REIT's Unit to Become a Warehouse Lender

Annaly Capital Management Inc.'s plan to start lending to mortgage bankers will let it finance those "left out" of a market more dominated by the biggest companies than in the past and supply new sources of bonds to buy, Chief Executive Officer Michael Farrell said.

The company, the largest real estate investment trust that invests in mortgage bonds, said Tuesday it has formed a unit, Shannon Funding LLC, that will make warehouse loans to home lenders. The New York REIT is targeting $100 million to $200 million of credit lines next quarter and about $1 billion by late 2011, Farrell said Wednesday.

Annaly joins mortgage debt investors and brokers including Redwood Trust Inc., BlackRock Inc. and Gleacher & Co. in seeking to take advantage of retreats in the home lending market created by the jump in homeowner defaults. Warehouse lending, a "loss-leader" during the housing boom, can now be a profitable business, said Wunderlich Securities Inc. analyst Merrill Ross.

Annaly hopes it will also help it to buy securities, Farrell said.

"The smaller to middle-market mortgage originators have been left out," Farrell said. "The capital we can provide to them will allow us to develop relationships over time" that may help fill "our huge buy need every month" created by the paying down of the mortgage bonds it holds.

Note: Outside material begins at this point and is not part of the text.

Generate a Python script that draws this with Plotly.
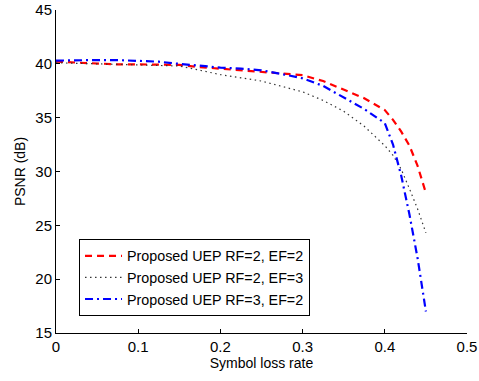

The securities created by customers probably would initially be government-backed mortgage bonds with specific loan characteristics, such as properties in certain states, he said. Eventually they may include other residential and commercial mortgage debt that are the specialties of two other REITs it manages, Chimera Investment Corp. and CreXus Investment Corp., he said.

Outstanding warehouse-line commitments, used by mortgage bankers to fund originations and hold the debt until sales, declined to about $27 billion at June 30, from more than $200 billion in 2007, according to data from National Mortgage News and the Mortgage Bankers Association.

The Shannon Funding unit may focus on mortgage companies with $5 million to $10 million of net worth, Farrell said.